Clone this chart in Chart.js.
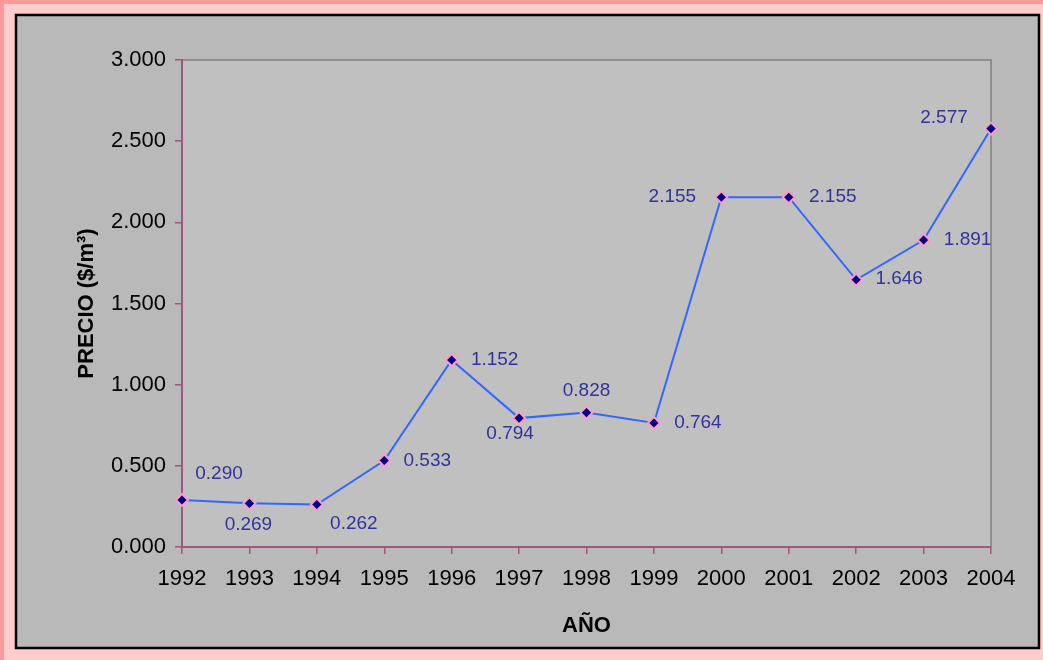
☆ ☆ ☆
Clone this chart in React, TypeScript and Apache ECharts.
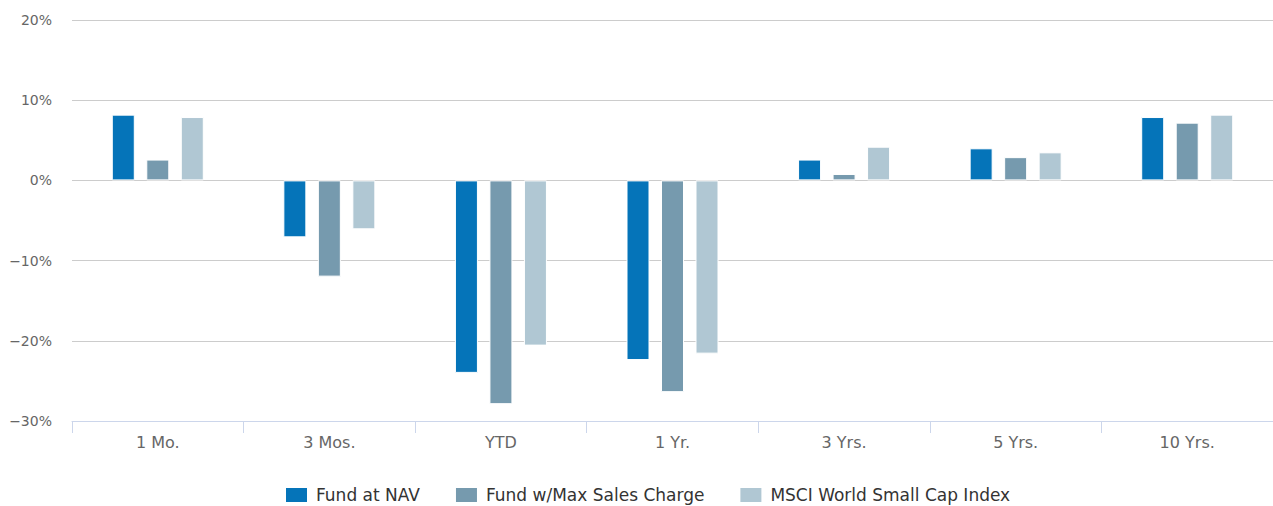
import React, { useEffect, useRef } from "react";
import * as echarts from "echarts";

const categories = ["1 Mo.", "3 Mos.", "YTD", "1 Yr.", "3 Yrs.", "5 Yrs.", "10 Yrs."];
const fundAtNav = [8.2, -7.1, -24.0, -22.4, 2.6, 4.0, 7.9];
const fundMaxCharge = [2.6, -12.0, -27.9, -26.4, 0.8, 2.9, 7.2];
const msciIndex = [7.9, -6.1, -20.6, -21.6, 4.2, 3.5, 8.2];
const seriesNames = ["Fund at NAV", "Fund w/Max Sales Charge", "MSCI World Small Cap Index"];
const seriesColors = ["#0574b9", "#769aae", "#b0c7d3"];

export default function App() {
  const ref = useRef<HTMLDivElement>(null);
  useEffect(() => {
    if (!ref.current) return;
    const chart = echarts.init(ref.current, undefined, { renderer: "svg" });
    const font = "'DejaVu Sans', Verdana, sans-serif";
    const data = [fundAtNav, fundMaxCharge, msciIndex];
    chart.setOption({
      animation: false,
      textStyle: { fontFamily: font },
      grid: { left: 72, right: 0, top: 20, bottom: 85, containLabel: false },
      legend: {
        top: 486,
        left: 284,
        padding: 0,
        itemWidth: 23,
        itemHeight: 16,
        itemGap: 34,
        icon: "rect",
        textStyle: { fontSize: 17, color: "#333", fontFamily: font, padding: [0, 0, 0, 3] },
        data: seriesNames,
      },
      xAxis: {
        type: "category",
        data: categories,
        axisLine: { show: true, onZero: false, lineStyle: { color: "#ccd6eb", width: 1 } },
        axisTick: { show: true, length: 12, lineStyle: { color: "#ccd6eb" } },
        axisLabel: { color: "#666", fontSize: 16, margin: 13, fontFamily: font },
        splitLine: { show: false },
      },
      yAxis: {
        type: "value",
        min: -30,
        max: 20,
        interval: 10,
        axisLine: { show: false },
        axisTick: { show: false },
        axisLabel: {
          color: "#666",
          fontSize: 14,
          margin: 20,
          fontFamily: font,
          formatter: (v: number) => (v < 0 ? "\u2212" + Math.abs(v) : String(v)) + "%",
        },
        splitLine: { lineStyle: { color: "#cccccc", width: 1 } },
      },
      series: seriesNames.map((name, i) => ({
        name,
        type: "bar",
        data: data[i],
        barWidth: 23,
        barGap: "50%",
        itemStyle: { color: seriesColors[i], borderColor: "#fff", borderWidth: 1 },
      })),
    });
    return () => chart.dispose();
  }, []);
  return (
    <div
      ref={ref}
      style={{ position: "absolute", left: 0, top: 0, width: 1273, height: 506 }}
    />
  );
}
☆ ☆ ☆
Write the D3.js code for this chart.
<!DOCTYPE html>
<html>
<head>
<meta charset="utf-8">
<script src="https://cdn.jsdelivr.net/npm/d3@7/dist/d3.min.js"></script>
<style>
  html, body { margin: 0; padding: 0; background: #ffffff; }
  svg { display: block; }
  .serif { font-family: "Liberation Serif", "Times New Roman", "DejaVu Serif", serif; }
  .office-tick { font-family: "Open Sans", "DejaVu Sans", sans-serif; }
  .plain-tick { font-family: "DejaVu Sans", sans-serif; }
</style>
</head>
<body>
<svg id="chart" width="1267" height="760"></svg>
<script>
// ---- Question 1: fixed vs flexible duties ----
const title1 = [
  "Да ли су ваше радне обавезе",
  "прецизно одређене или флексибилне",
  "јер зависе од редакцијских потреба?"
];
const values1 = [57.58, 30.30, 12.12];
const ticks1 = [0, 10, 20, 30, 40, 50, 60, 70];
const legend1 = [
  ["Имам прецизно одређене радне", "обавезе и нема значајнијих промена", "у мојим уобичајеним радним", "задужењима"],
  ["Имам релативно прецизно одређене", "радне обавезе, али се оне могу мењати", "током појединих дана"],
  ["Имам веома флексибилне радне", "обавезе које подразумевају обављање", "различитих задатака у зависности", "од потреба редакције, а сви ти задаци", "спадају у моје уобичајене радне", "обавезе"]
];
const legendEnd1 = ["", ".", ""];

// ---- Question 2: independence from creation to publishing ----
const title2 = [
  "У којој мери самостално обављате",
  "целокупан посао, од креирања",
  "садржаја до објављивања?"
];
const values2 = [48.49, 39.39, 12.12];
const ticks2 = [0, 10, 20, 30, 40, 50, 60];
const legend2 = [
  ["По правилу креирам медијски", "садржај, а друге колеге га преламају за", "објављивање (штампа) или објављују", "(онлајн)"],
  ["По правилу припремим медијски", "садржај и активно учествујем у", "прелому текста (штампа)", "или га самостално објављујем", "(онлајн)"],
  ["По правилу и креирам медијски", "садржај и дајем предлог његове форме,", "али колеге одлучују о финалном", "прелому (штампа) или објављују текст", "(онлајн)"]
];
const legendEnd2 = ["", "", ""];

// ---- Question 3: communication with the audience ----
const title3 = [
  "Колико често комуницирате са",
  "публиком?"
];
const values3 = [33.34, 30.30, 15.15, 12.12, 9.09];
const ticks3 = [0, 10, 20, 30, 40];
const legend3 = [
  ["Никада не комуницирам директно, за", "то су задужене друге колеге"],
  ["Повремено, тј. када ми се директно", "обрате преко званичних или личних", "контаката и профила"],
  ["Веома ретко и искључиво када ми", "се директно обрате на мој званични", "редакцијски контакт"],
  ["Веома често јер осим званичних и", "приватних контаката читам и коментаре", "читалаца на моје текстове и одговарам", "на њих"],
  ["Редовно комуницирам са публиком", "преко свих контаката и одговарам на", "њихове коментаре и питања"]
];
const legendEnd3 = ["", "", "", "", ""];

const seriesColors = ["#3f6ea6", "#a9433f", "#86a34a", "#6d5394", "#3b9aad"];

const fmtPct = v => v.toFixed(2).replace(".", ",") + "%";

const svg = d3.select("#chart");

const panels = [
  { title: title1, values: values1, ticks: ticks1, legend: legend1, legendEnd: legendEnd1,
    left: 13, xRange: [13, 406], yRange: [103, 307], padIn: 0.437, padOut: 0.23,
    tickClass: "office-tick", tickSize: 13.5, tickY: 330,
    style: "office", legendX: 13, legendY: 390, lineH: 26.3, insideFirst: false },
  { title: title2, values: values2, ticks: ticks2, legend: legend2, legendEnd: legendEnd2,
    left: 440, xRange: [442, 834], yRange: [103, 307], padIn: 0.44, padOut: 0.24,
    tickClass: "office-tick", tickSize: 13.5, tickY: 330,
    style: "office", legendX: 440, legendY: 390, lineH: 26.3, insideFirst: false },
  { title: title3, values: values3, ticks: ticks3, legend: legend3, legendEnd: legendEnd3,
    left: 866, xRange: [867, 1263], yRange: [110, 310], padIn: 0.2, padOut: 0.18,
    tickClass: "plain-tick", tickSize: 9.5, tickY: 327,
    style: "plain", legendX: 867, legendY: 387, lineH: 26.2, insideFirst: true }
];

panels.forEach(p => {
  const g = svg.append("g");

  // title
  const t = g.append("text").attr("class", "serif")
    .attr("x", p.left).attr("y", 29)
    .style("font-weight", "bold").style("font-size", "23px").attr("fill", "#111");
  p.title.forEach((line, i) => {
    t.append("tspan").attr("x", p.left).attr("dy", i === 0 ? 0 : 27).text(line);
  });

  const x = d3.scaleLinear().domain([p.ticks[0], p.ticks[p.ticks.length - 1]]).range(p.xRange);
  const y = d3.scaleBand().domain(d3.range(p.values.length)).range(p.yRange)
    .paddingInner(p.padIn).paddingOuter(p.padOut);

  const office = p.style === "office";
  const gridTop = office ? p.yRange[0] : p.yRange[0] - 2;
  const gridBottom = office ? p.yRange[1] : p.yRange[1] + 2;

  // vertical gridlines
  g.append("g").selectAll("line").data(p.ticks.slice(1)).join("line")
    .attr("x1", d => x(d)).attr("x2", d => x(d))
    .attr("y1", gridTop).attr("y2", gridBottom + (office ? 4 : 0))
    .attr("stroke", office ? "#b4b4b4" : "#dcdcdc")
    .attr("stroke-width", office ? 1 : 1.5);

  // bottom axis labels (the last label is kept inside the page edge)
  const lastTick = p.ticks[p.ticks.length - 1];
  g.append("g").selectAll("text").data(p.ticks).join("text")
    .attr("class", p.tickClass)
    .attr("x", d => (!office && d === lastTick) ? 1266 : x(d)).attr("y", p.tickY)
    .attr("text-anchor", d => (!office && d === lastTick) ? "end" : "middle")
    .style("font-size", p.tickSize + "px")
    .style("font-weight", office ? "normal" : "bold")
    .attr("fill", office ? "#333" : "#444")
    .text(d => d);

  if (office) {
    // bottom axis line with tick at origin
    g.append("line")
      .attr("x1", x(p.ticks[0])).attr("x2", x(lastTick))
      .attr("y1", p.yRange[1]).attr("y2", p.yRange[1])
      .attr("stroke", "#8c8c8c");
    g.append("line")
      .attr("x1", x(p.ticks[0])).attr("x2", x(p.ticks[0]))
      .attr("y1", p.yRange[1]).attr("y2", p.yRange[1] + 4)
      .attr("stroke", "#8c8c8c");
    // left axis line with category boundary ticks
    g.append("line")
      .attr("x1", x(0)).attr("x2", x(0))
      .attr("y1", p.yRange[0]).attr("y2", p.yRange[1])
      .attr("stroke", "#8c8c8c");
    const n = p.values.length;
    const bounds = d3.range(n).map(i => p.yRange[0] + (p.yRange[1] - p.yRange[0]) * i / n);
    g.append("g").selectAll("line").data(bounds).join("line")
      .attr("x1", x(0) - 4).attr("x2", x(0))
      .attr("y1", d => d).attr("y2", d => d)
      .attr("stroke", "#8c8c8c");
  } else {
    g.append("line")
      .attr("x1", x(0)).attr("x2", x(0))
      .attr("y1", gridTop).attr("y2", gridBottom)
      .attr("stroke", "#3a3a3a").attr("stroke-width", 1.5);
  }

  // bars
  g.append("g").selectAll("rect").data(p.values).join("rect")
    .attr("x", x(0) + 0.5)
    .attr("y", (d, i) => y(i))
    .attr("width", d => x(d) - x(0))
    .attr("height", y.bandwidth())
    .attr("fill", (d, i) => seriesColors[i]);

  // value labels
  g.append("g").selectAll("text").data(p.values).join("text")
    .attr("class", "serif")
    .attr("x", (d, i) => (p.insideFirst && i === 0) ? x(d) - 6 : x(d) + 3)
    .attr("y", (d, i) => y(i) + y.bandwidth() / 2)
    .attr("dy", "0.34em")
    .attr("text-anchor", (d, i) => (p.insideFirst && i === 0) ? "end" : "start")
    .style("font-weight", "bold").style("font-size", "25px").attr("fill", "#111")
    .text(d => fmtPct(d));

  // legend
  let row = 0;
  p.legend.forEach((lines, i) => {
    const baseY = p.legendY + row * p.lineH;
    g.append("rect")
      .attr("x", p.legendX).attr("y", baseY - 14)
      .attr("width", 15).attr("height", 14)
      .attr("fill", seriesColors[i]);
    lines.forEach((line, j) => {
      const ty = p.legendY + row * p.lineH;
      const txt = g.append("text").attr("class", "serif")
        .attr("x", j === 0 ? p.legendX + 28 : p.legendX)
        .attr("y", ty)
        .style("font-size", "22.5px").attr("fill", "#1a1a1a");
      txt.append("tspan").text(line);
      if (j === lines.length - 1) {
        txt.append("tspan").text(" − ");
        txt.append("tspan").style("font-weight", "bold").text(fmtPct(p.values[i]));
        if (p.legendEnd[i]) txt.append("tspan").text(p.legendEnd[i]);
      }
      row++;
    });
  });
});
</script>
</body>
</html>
☆ ☆ ☆
WRITTEN INSTRUCTION
Reply with only the number of lines in the material above where the string "React" appears.

WRITTEN RESPONSE
2